▸ **THE PROBLEM**: Extract word for word the lines of the listing from its start to the line holding "from plotly.subplots import make_subplots", both ends kept; pictures are not part of the copy.

▸ **DATA**:
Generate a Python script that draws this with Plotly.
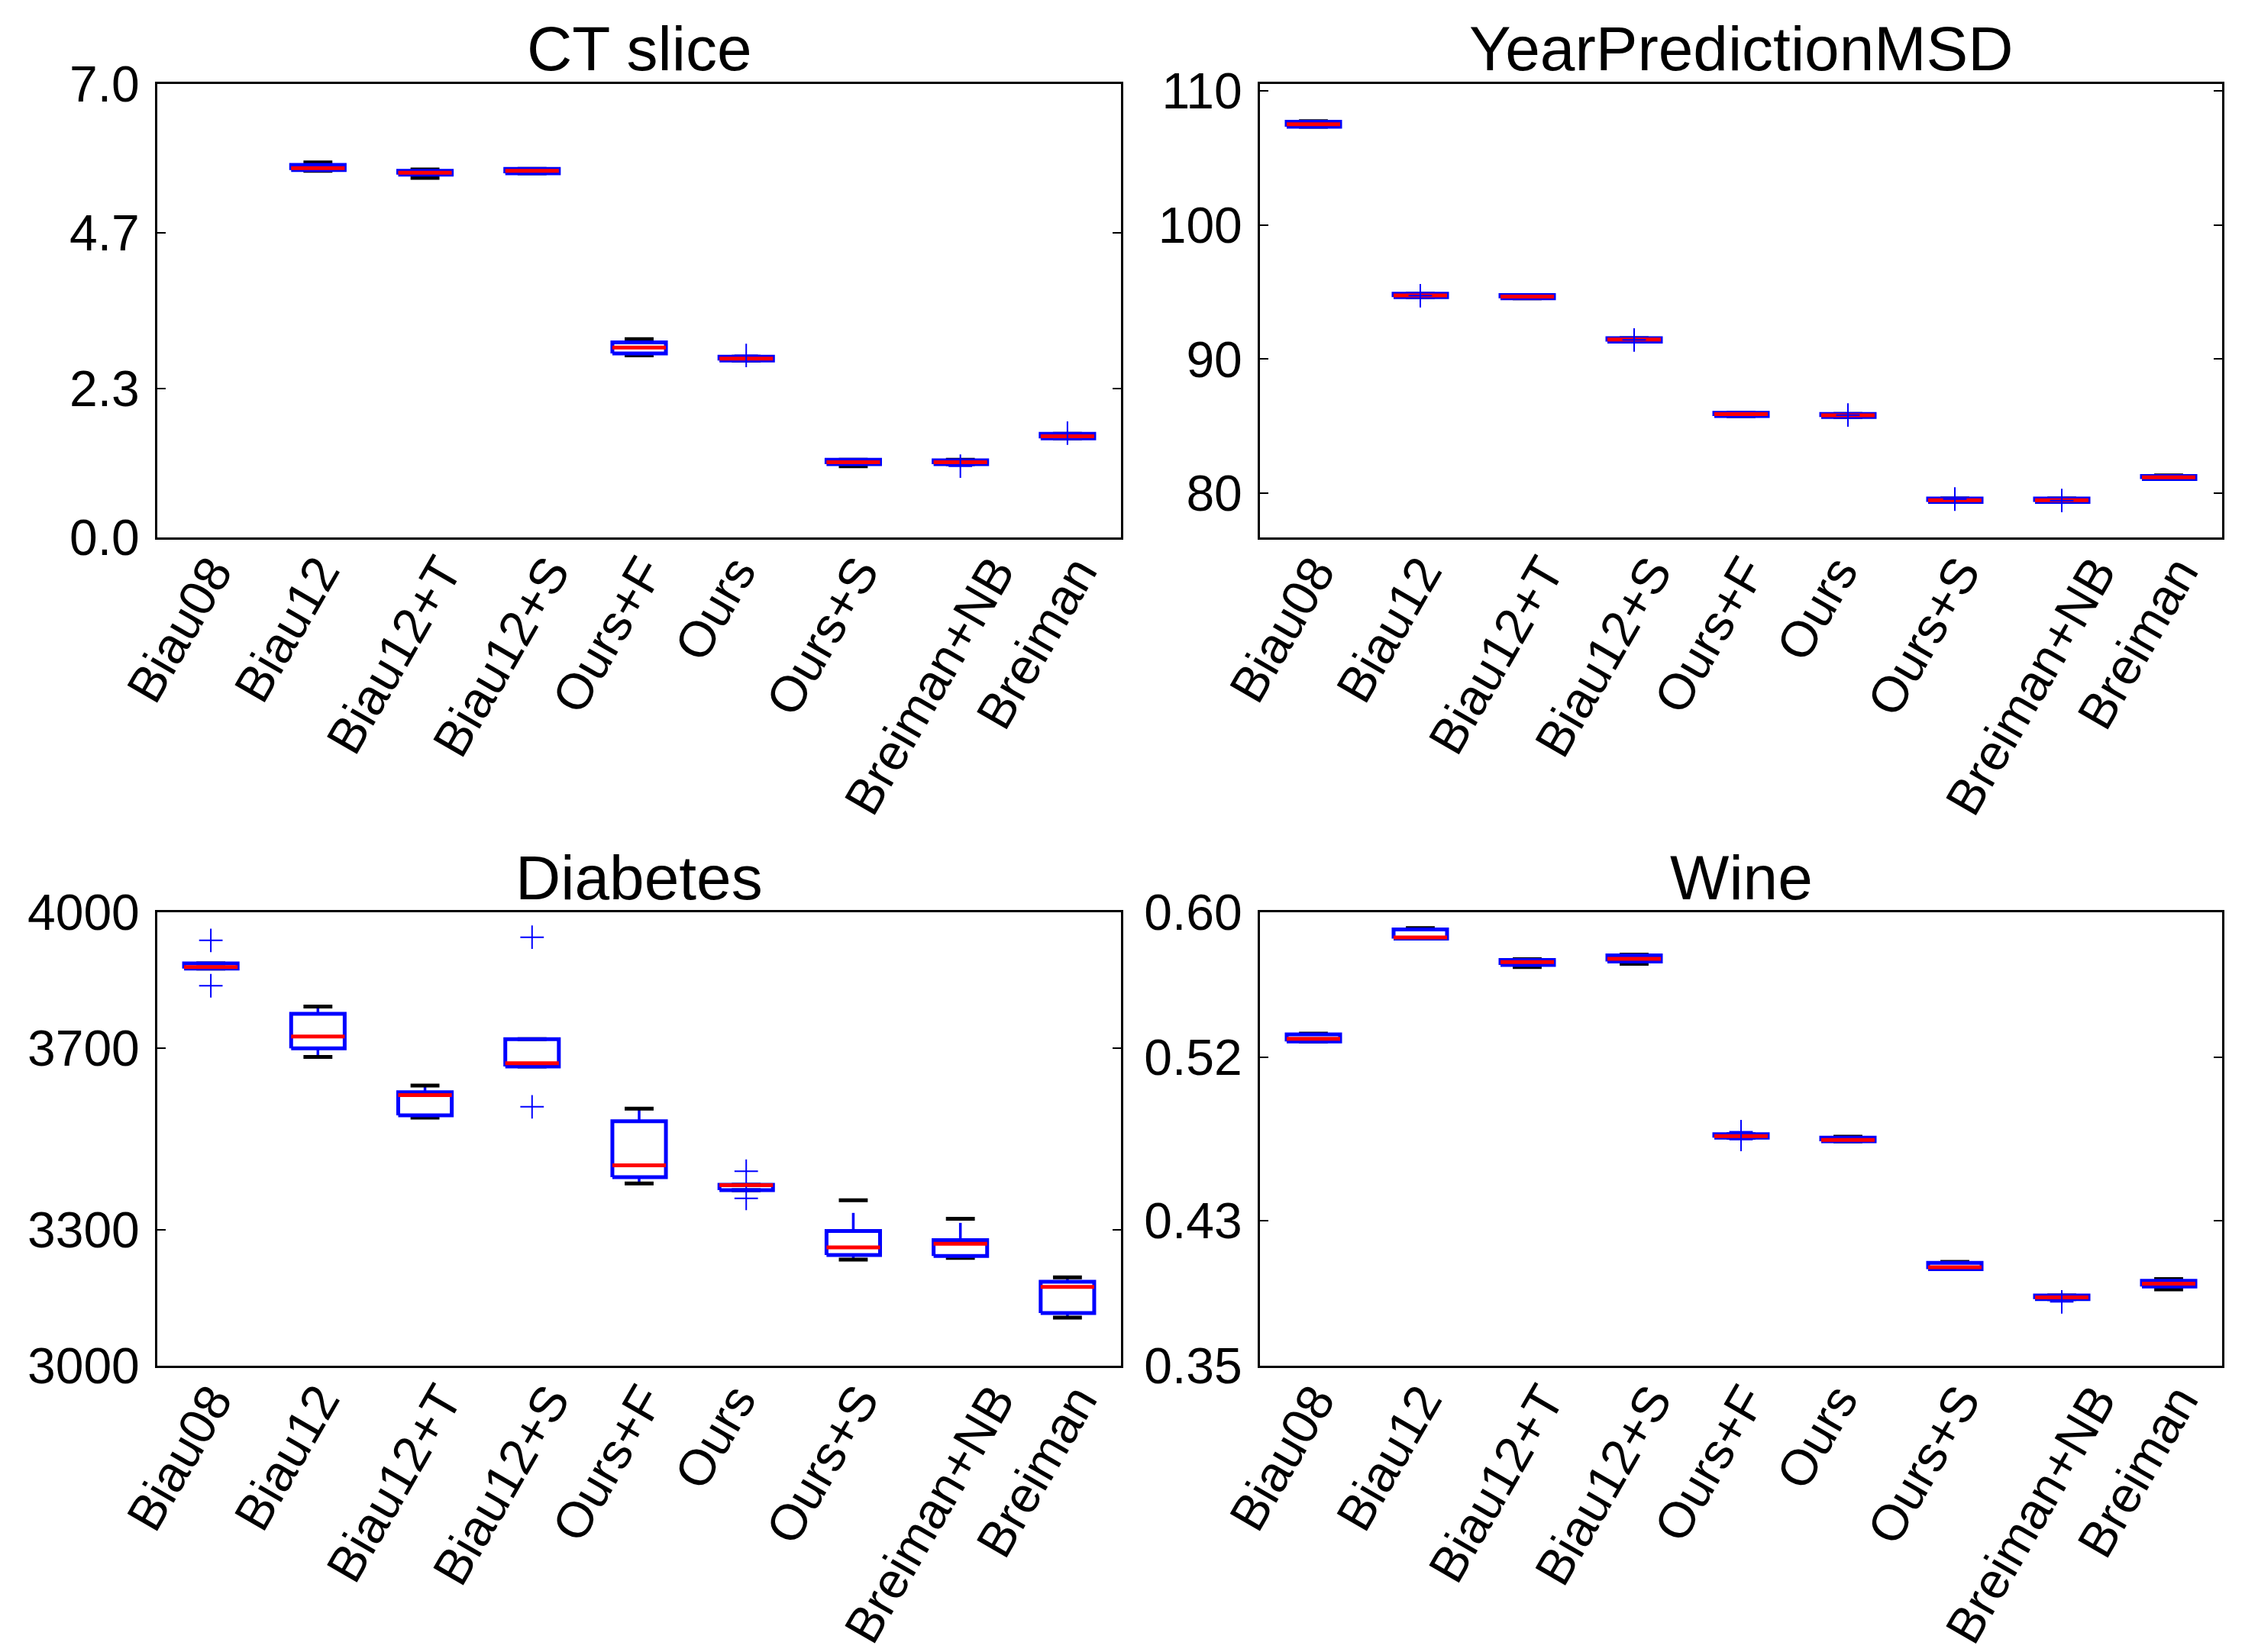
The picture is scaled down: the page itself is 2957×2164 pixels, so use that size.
import plotly.graph_objects as go
from plotly.subplots import make_subplots

methods = ["Biau08", "Biau12", "Biau12+T", "Biau12+S", "Ours+F", "Ours", "Ours+S", "Breiman+NB", "Breiman"]

# ---- CT slice (Biau08 not available) ----
ct_q1 = [None, 5.67, 5.60, 5.62, 2.84, 2.73, 1.13, 1.13, 1.53]
ct_med = [None, 5.70, 5.63, 5.66, 2.93, 2.76, 1.16, 1.16, 1.56]
ct_q3 = [None, 5.75, 5.66, 5.69, 3.01, 2.79, 1.20, 1.19, 1.60]
ct_wlo = [None, 5.66, 5.55, 5.62, 2.81, 2.73, 1.10, 1.13, 1.53]
ct_whi = [None, 5.79, 5.68, 5.69, 3.06, 2.79, 1.20, 1.20, 1.60]
ct_out = [[], [], [], [], [], [2.81], [], [1.10], [1.61]]
ct_ticks = [0.0, 2.3, 4.7, 7.0]
ct_ticktext = ["0.0", "2.3", "4.7", "7.0"]

# ---- YearPredictionMSD ----
yr_q1 = [107.33, 94.62, 94.54, 91.30, 85.75, 85.68, 79.35, 79.35, 81.05]
yr_med = [107.52, 94.75, 94.67, 91.46, 85.89, 85.81, 79.48, 79.48, 81.18]
yr_q3 = [107.70, 94.88, 94.78, 91.56, 85.99, 85.91, 79.61, 79.61, 81.28]
yr_wlo = [107.33, 94.62, 94.54, 91.30, 85.75, 85.68, 79.35, 79.35, 81.05]
yr_whi = [107.75, 94.88, 94.78, 91.56, 85.99, 85.91, 79.61, 79.61, 81.33]
yr_out = [[], [94.73], [], [91.43], [], [85.83], [79.56], [79.45], []]
yr_ticks = [80, 90, 100, 110]
yr_ticktext = ["80", "90", "100", "110"]

# ---- Diabetes ----
db_q1 = [3876, 3700, 3552, 3660, 3416, 3387, 3244, 3242, 3116]
db_med = [3879, 3726, 3597, 3667, 3442, 3398, 3261, 3269, 3174]
db_q3 = [3887, 3776, 3603, 3720, 3539, 3399, 3297, 3277, 3185]
db_wlo = [3876, 3681, 3547, 3660, 3402, 3387, 3234, 3238, 3106]
db_whi = [3887, 3792, 3618, 3720, 3567, 3399, 3337, 3315, 3195]
db_caplo = [3876, 3681, 3547, 3660, 3402, 3387, 3234, 3238, 3106]
db_caphi = [3887, 3792, 3618, 3720, 3567, 3399, 3365, 3324, 3195]
db_out = [[3938, 3838], [], [], [3945, 3571], [], [3429, 3369], [], [], []]
db_ticks = [3000, 3300, 3700, 4000]
db_ticktext = ["3000", "3300", "3700", "4000"]

# ---- Wine ----
wn_q1 = [0.5288, 0.5855, 0.5710, 0.5729, 0.4757, 0.4737, 0.4032, 0.3867, 0.3937]
wn_med = [0.5302, 0.5861, 0.5725, 0.5743, 0.4766, 0.4745, 0.4043, 0.3877, 0.3952]
wn_q3 = [0.5327, 0.5905, 0.5737, 0.5762, 0.4776, 0.4757, 0.4067, 0.3887, 0.3968]
wn_wlo = [0.5288, 0.5855, 0.5698, 0.5716, 0.4757, 0.4737, 0.4032, 0.3867, 0.3921]
wn_whi = [0.5331, 0.5913, 0.5741, 0.5766, 0.4776, 0.4763, 0.4072, 0.3887, 0.3978]
wn_out = [[], [], [], [], [0.4790, 0.4747], [], [], [0.3852], []]
wn_ticks = [0.35, 0.43, 0.52, 0.60]
wn_ticktext = ["0.35", "0.43", "0.52", "0.60"]

FONT = "Liberation Sans, Arial, Helvetica, sans-serif"
BOX_HALF = 0.25
CAP_HALF = 0.135
BLUE, RED, BLACK = "#0000ff", "#ff0000", "#000000"

fig = make_subplots(rows=2, cols=2)


def add_boxes(row, col, q1, med, q3, wlo, whi, outs, caplo=None, caphi=None):
    caplo = caplo if caplo is not None else wlo
    caphi = caphi if caphi is not None else whi
    wx, wy, cx, cy, bx, by, mx, my, ox, oy = [], [], [], [], [], [], [], [], [], []
    for i in range(len(methods)):
        p = i + 1
        if q1[i] is not None:
            wx += [p, p, None, p, p, None]
            wy += [q3[i], whi[i], None, q1[i], wlo[i], None]
            cx += [p - CAP_HALF, p + CAP_HALF, None, p - CAP_HALF, p + CAP_HALF, None]
            cy += [caphi[i], caphi[i], None, caplo[i], caplo[i], None]
            bx += [p - BOX_HALF, p + BOX_HALF, p + BOX_HALF, p - BOX_HALF, p - BOX_HALF, None]
            by += [q1[i], q1[i], q3[i], q3[i], q1[i], None]
            mx += [p - BOX_HALF, p + BOX_HALF, None]
            my += [med[i], med[i], None]
        for v in outs[i]:
            ox.append(p)
            oy.append(v)
    common = dict(mode="lines", showlegend=False, hoverinfo="skip")
    fig.add_trace(go.Scatter(x=wx, y=wy, line=dict(color=BLUE, width=3.5), **common), row=row, col=col)
    fig.add_trace(go.Scatter(x=cx, y=cy, line=dict(color=BLACK, width=5), **common), row=row, col=col)
    fig.add_trace(go.Scatter(x=bx, y=by, line=dict(color=BLUE, width=5), **common), row=row, col=col)
    fig.add_trace(go.Scatter(x=mx, y=my, line=dict(color=RED, width=5), **common), row=row, col=col)
    fig.add_trace(go.Scatter(x=ox, y=oy, mode="markers", showlegend=False, hoverinfo="skip",
                             marker=dict(symbol="cross-thin-open", size=22, color=BLUE,
                                         line=dict(color=BLUE, width=2))),
                  row=row, col=col)


add_boxes(1, 1, ct_q1, ct_med, ct_q3, ct_wlo, ct_whi, ct_out)
add_boxes(1, 2, yr_q1, yr_med, yr_q3, yr_wlo, yr_whi, yr_out)
add_boxes(2, 1, db_q1, db_med, db_q3, db_wlo, db_whi, db_out, db_caplo, db_caphi)
add_boxes(2, 2, wn_q1, wn_med, wn_q3, wn_wlo, wn_whi, wn_out)

W, H = 2957, 2164
OFF = 8  # page body offset


def fx(px):
    return (px - OFF) / W


def fy(py):
    return 1 - (py - OFF) / H


xdom = {1: [fx(206), fx(1468)], 2: [fx(1650), fx(2910)]}
ydom = {1: [fy(704), fy(110)], 2: [fy(1789), fy(1195)]}

yspec = {
    (1, 1): ([0, 7.0], ct_ticks, ct_ticktext),
    (1, 2): ([76.7, 110.52], yr_ticks, yr_ticktext),
    (2, 1): ([3000, 4000], db_ticks, db_ticktext),
    (2, 2): ([0.35, 0.60], wn_ticks, wn_ticktext),
}

axis_ids = {(1, 1): ("x", "y"), (1, 2): ("x2", "y2"), (2, 1): ("x3", "y3"), (2, 2): ("x4", "y4")}

for (r, c), (rng, tv, tt) in yspec.items():
    fig.update_xaxes(row=r, col=c, domain=xdom[c], range=[0.5, 9.5],
                     tickmode="array", tickvals=list(range(1, len(methods) + 1)),
                     showticklabels=False, ticks="", showgrid=False, zeroline=False,
                     showline=True, linecolor="black", linewidth=3, mirror=True,
                     automargin=False)
    fig.update_yaxes(row=r, col=c, domain=ydom[r], range=rng,
                     tickmode="array", tickvals=tv, ticktext=tt,
                     ticks="inside", ticklen=11, tickwidth=2, tickcolor="black",
                     showgrid=False, zeroline=False,
                     showline=True, linecolor="black", linewidth=3, mirror="ticks",
                     tickfont=dict(family=FONT, size=66, color="black"),
                     ticklabelstandoff=7, automargin=False)
    # rotated category labels, centred below each category (matplotlib style)
    xa, ya = axis_ids[(r, c)]
    for i, m in enumerate(methods):
        fig.add_annotation(text=m, x=i + 1 - 0.29, y=-10 / 594, xref=xa, yref=ya + " domain",
                           xanchor="center", yanchor="top", textangle=-60, showarrow=False,
                           font=dict(family=FONT, size=66, color="black"))

titles = [("CT slice", (206 + 1468) / 2, 64), ("YearPredictionMSD", (1650 + 2910) / 2, 64),
          ("Diabetes", (206 + 1468) / 2, 1149), ("Wine", (1650 + 2910) / 2, 1149)]
for txt, px, py in titles:
    fig.add_annotation(text=txt, x=fx(px), y=fy(py), xref="paper", yref="paper",
                       xanchor="center", yanchor="middle", showarrow=False,
                       font=dict(family=FONT, size=82, color="black"))

fig.update_layout(width=W, height=H, margin=dict(l=0, r=0, t=0, b=0),
                  paper_bgcolor="white", plot_bgcolor="white", template="none")

fig.write_html("out.html")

▸ **EXPECTED OUTPUT**:
Generate a Python script that draws this with Plotly.
The picture is scaled down: the page itself is 2957×2164 pixels, so use that size.
import plotly.graph_objects as go
from plotly.subplots import make_subplots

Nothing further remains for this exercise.